The DeVos donations were part of nearly $50,000 the family and GLEP lavished on Republican members of the House Education Committee. Garcia, who was named vice chair of the committee after her election, was the second-largest beneficiary, bested only by committee chair Lisa Postumus Lyons, who got $13,000.

So when GLEP needed spear-carriers to promote its charter-friendly bailout plan for DPS, Garcia was among the first in line. She’s the primary sponsor of two of the six bills in the Michigan House package unveiled last week, which would put postpone DPS’s return to local governance for at least another year and all but obliterate the collective-bargaining rights of Detroit teachers.

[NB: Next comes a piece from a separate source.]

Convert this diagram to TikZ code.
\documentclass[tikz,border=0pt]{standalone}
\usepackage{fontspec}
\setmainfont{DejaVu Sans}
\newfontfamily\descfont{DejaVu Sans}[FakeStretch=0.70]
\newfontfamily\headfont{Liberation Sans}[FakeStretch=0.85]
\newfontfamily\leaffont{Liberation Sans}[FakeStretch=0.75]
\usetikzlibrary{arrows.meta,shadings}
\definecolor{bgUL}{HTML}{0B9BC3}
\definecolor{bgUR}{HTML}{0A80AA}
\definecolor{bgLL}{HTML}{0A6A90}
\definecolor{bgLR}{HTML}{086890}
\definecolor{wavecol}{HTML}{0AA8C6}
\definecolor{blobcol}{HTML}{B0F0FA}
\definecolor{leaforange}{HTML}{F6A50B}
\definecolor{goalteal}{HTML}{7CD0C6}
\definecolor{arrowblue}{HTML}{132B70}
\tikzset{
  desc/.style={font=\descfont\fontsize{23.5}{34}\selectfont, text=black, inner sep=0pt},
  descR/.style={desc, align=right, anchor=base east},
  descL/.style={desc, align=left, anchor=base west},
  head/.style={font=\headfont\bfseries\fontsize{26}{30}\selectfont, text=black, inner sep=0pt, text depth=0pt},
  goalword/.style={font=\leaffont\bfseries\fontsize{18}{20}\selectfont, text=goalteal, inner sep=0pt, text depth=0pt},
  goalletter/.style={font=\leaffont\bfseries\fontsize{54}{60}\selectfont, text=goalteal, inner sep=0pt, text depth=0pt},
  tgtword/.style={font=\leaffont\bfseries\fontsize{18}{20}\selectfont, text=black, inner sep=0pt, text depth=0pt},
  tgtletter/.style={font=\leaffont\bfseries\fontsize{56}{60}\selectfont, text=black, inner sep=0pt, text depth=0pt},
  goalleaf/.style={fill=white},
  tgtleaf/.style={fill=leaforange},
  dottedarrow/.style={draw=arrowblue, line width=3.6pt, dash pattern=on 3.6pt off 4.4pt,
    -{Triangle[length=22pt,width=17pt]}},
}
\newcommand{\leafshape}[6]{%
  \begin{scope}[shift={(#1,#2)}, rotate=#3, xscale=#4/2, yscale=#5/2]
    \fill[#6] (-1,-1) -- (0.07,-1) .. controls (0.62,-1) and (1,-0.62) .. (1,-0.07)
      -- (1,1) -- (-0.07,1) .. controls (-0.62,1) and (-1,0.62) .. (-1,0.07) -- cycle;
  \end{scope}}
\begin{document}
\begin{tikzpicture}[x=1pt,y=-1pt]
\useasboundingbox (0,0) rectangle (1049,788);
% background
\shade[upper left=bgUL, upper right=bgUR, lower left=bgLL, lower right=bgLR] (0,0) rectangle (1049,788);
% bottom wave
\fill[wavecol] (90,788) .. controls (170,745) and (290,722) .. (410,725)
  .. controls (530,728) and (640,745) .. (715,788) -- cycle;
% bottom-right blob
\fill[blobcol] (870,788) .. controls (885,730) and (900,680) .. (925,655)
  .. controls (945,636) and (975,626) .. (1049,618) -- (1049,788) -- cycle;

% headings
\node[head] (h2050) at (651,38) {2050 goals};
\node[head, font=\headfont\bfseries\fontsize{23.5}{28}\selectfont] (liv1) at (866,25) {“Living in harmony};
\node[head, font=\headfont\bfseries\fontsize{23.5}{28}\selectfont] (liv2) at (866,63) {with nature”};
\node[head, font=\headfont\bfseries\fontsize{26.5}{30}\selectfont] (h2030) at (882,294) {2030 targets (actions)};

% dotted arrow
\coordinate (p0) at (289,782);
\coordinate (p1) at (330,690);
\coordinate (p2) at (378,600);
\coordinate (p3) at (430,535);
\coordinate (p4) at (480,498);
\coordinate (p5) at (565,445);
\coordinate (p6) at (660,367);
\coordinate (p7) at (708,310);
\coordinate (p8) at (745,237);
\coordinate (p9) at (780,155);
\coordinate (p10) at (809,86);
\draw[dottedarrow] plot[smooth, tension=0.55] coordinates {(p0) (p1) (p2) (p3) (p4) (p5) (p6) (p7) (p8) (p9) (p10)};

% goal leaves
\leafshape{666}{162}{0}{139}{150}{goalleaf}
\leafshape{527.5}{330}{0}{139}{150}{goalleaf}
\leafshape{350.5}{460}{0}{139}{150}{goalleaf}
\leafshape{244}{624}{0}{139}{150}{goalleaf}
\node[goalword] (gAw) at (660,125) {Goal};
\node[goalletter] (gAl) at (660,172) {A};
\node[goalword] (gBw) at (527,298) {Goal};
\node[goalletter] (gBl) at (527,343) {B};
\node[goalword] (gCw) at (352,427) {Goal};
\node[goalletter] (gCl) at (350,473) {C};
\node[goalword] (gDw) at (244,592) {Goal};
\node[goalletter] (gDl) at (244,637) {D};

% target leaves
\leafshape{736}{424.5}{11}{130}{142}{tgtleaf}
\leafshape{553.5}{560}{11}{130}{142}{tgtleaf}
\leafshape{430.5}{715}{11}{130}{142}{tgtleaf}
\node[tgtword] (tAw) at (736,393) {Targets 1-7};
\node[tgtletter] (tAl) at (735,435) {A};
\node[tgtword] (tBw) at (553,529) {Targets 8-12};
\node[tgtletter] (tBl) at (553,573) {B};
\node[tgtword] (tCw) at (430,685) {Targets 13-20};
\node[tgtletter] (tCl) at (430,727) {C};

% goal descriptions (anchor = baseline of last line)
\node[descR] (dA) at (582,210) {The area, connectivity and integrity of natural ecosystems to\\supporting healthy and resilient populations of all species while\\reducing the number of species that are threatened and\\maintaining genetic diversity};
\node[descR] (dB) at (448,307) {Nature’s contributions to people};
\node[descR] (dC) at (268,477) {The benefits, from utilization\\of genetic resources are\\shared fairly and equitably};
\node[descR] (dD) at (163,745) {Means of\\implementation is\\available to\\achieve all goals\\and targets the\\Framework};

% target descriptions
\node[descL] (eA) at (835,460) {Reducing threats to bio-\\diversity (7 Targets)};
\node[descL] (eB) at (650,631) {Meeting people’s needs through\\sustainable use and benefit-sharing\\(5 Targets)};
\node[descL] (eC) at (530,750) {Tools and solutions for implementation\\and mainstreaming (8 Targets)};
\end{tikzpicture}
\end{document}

Betsy DeVos jumped in on the topic, too. In a recent op-ed for The Detroit News she ran through the same anti-public education, anti-teacher, anti-labor talking points we get every time education legislation is being considered. Ironically, this “retread” op-ed says we don’t need an “DPS retread”. And there’s no mistaking her insistence that DPS needs to be crushed and discarded in favor of for-profit charter schools. She makes no effort to hide it. She finishes her diatribe with an utterly ironic question: “Why should educational choice in Detroit be restricted only to the city’s political and civic elite?”

The better question is, of course, “Why should educational excellence in Michigan be restricted only to cities other than Detroit?”

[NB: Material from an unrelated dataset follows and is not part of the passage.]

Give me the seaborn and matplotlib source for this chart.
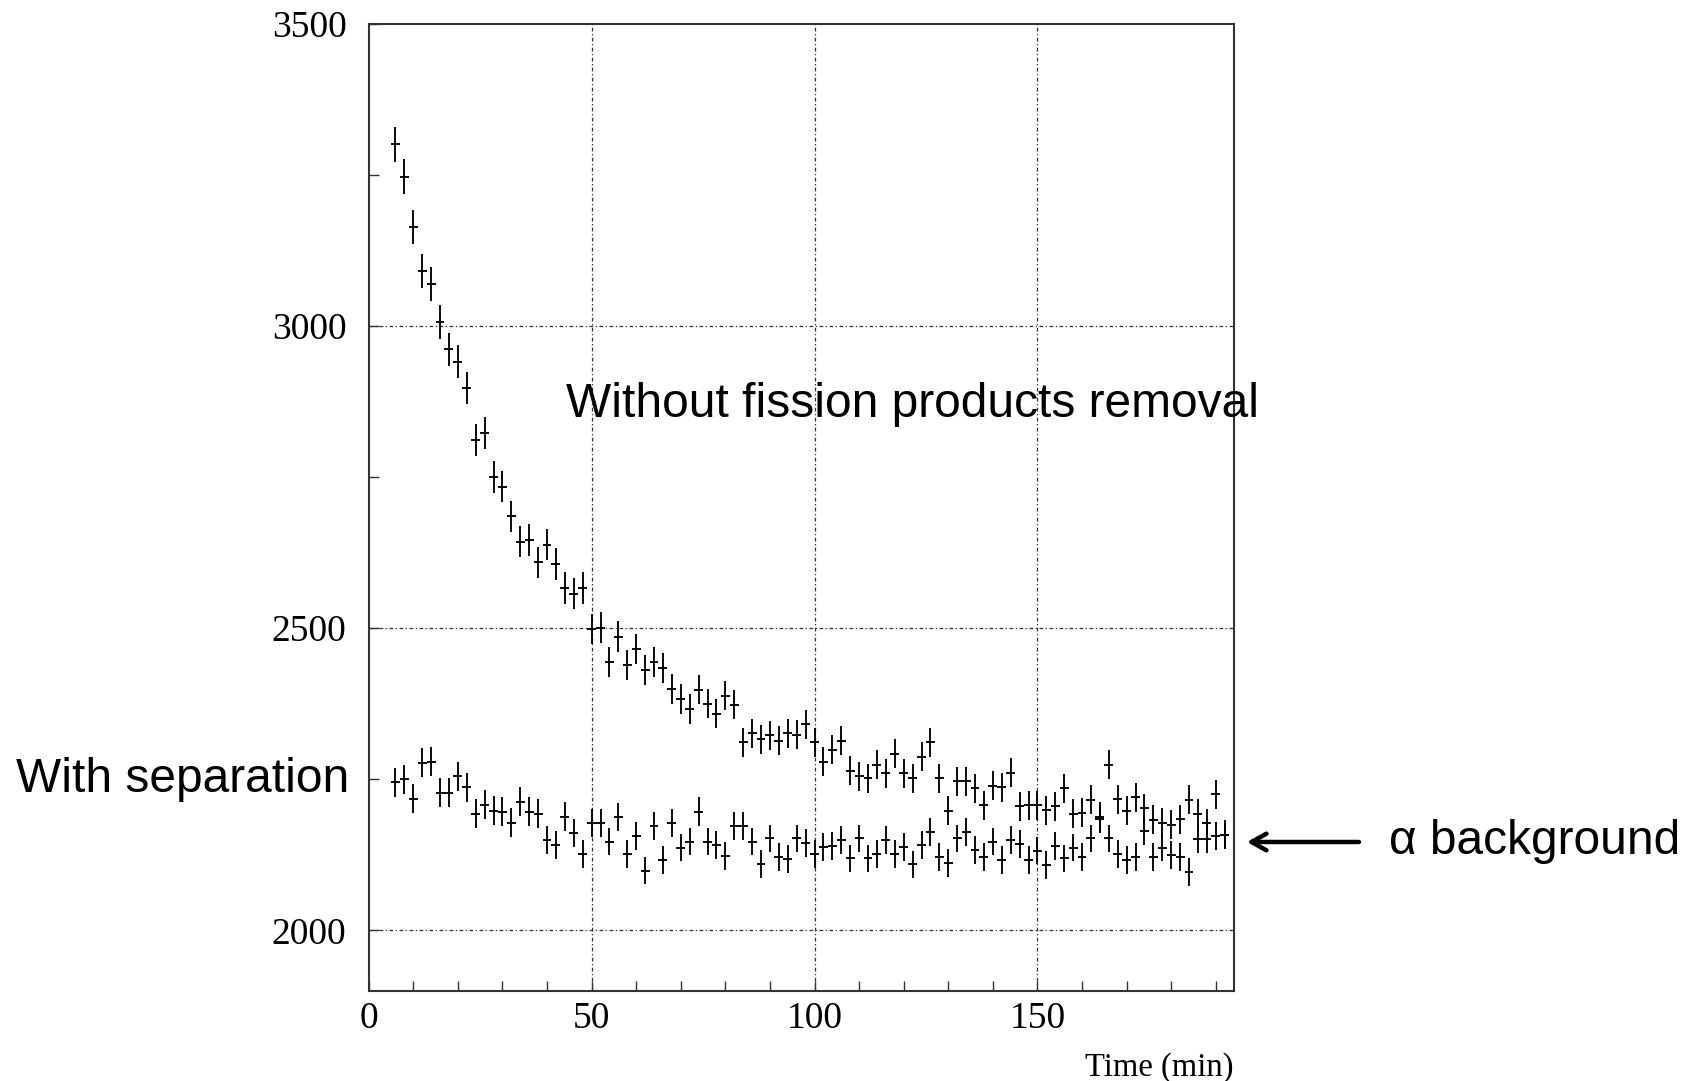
import numpy as np
import pandas as pd
import matplotlib
matplotlib.use("Agg")
import matplotlib.pyplot as plt
from matplotlib.ticker import MultipleLocator
import seaborn as sns

# bin centres (min), 2 min bins
time_min = [
    6, 8, 10, 12, 14, 16, 18, 20, 22, 24, 26, 28, 30, 32, 34, 36, 38, 40, 42, 44,
    46, 48, 50, 52, 54, 56, 58, 60, 62, 64, 66, 68, 70, 72, 74, 76, 78, 80, 82, 84,
    86, 88, 90, 92, 94, 96, 98, 100, 102, 104, 106, 108, 110, 112, 114, 116, 118, 120, 122, 124,
    126, 128, 130, 132, 134, 136, 138, 140, 142, 144, 146, 148, 150, 152, 154, 156, 158, 160, 162, 164,
    166, 168, 170, 172, 174, 176, 178, 180, 182, 184, 186, 188, 190, 192,
]

# counts without fission products removal
no_removal = [
    3300, 3247, 3163, 3091, 3069, 3007, 2961, 2941, 2897, 2811, 2823, 2750, 2734, 2685, 2643, 2646, 2609, 2638, 2606, 2566,
    2557, 2566, 2499, 2501, 2444, 2486, 2439, 2466, 2431, 2444, 2434, 2399, 2383, 2366, 2398, 2375, 2358, 2388, 2373, 2311,
    2326, 2316, 2323, 2314, 2326, 2324, 2341, 2311, 2279, 2299, 2314, 2264, 2255, 2252, 2274, 2260, 2292, 2260, 2252, 2287,
    2311, 2252, 2198, 2247, 2247, 2235, 2207, 2239, 2237, 2261, 2205, 2207, 2207, 2199, 2205, 2235, 2193, 2195, 2216, 2188,
    2274, 2217, 2198, 2220, 2202, 2183, 2178, 2175, 2184, 2216, 2193, 2177, 2225, 2158,
]
no_removal_err = [
    29, 29, 28, 28, 28, 28, 27, 27, 27, 27, 27, 26, 26, 26, 26, 26, 26, 26, 26, 26,
    26, 26, 25, 25, 25, 25, 25, 25, 25, 25, 25, 25, 25, 25, 24, 24, 24, 24, 24, 24,
    24, 24, 24, 24, 24, 24, 24, 24, 24, 24, 24, 24, 24, 24, 24, 24, 24, 24, 24, 24,
    24, 24, 24, 24, 24, 24, 24, 24, 24, 24, 24, 24, 24, 24, 24, 24, 24, 24, 24, 24,
    24, 24, 24, 24, 24, 24, 24, 24, 24, 24, 24, 24, 24, 24,
]

# counts with separation
with_sep = [
    2245, 2250, 2218, 2277, 2279, 2228, 2228, 2255, 2237, 2193, 2208, 2198, 2196, 2178, 2213, 2196, 2193, 2150, 2141, 2188,
    2161, 2127, 2178, 2178, 2147, 2188, 2127, 2156, 2099, 2173, 2117, 2178, 2137, 2147, 2196, 2147, 2141, 2123, 2173, 2173,
    2147, 2110, 2152, 2122, 2118, 2152, 2144, 2127, 2138, 2139, 2149, 2119, 2152, 2119, 2127, 2150, 2127, 2138, 2109, 2141,
    2163, 2122, 2111, 2152, 2163, 2133, 2122, 2147, 2117, 2149, 2143, 2117, 2132, 2108, 2139, 2119, 2137, 2122, 2152, 2184,
    2152, 2127, 2117, 2122, 2164, 2122, 2137, 2125, 2122, 2097, 2151, 2151, 2156, 2158,
]
with_sep_err = [
    24, 24, 24, 24, 24, 24, 24, 24, 24, 24, 24, 24, 24, 24, 24, 24, 24, 23, 23, 24,
    23, 23, 23, 23, 23, 23, 23, 23, 23, 23, 23, 23, 23, 23, 24, 23, 23, 23, 23, 23,
    23, 23, 23, 23, 23, 23, 23, 23, 23, 23, 23, 23, 23, 23, 23, 23, 23, 23, 23, 23,
    23, 23, 23, 23, 23, 23, 23, 23, 23, 23, 23, 23, 23, 23, 23, 23, 23, 23, 23, 23,
    23, 23, 23, 23, 23, 23, 23, 23, 23, 23, 23, 23, 23, 23,
]

df = pd.concat([
    pd.DataFrame({"time": time_min, "counts": no_removal, "err": no_removal_err, "run": "no_removal"}),
    pd.DataFrame({"time": time_min, "counts": with_sep, "err": with_sep_err, "run": "with_sep"}),
])

sns.set_theme(style="ticks")
plt.rcParams["font.family"] = ["Liberation Serif", "DejaVu Serif"]
plt.rcParams["text.color"] = "black"
plt.rcParams["axes.labelcolor"] = "black"
plt.rcParams["xtick.color"] = "black"
plt.rcParams["ytick.color"] = "black"

fig = plt.figure(figsize=(16.85, 10.81), dpi=100)
ax = fig.add_axes([0.2188, 0.0834, 0.5133, 0.8948])

# crosses: 2 min bin width, statistical error in y
for run, d in df.groupby("run"):
    ax.errorbar(d["time"], d["counts"], xerr=1, yerr=d["err"], fmt="none",
                ecolor="black", elinewidth=1.35, capsize=0)

ax.set_xlim(0, 194)
ax.set_ylim(1900, 3500)
ax.xaxis.set_major_locator(MultipleLocator(50))
ax.xaxis.set_minor_locator(MultipleLocator(10))
ax.yaxis.set_major_locator(MultipleLocator(500))
ax.yaxis.set_minor_locator(MultipleLocator(250))
ax.tick_params(which="both", direction="in", length=7, width=1.0, color="#333333",
               top=False, right=False)
ax.tick_params(axis="x", which="major", labelsize=27, pad=8)
ax.tick_params(axis="y", which="major", labelsize=27, pad=16)

# dash-dot grid at the labelled values
for xv in [50, 100, 150]:
    ax.axvline(xv, color="#333333", lw=0.9, ls=(0, (3, 2, 1, 2)), zorder=0)
for yv in [2000, 2500, 3000]:
    ax.axhline(yv, color="#333333", lw=0.9, ls=(0, (3, 2, 1, 2)), zorder=0)

for s in ax.spines.values():
    s.set_visible(True)
    s.set_color("#333333")
    s.set_linewidth(1.5)

fig.text(0.7321, 0.0046, "Time (min)", ha="right", va="baseline", fontsize=23.5)

sans = ["Liberation Sans", "DejaVu Sans"]
fig.text(0.3359, 0.6142, "Without fission products removal", fontsize=34.5,
         family=sans, ha="left", va="baseline")
fig.text(0.0095, 0.2673, "With separation", fontsize=34.5, family=sans,
         ha="left", va="baseline")
fig.text(0.8243, 0.21, "α background", fontsize=34.5, family=sans,
         ha="left", va="baseline")
ax.annotate("", xy=(0.740, 0.2211), xytext=(0.8065, 0.2211),
            xycoords="figure fraction", textcoords="figure fraction",
            arrowprops=dict(arrowstyle="->,head_length=0.9,head_width=0.5",
                            lw=3.2, color="black", shrinkA=0, shrinkB=0),
            annotation_clip=False)

fig.savefig("out.png", dpi=100, facecolor="white")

One final thing to note: In the 7 years that Detroit Public Schools have been under the control of an Emergency Manager, their debt has not decreased. In fact, it has grown by over $100 million. And student performance is no better today than it was 7 years ago.

It’s time to invest in a public education “surge” in Michigan and especially in struggling districts like Detroit. Further disinvestment and promotion of charter schools will only hasten the destruction of the bedrock American institution of public education.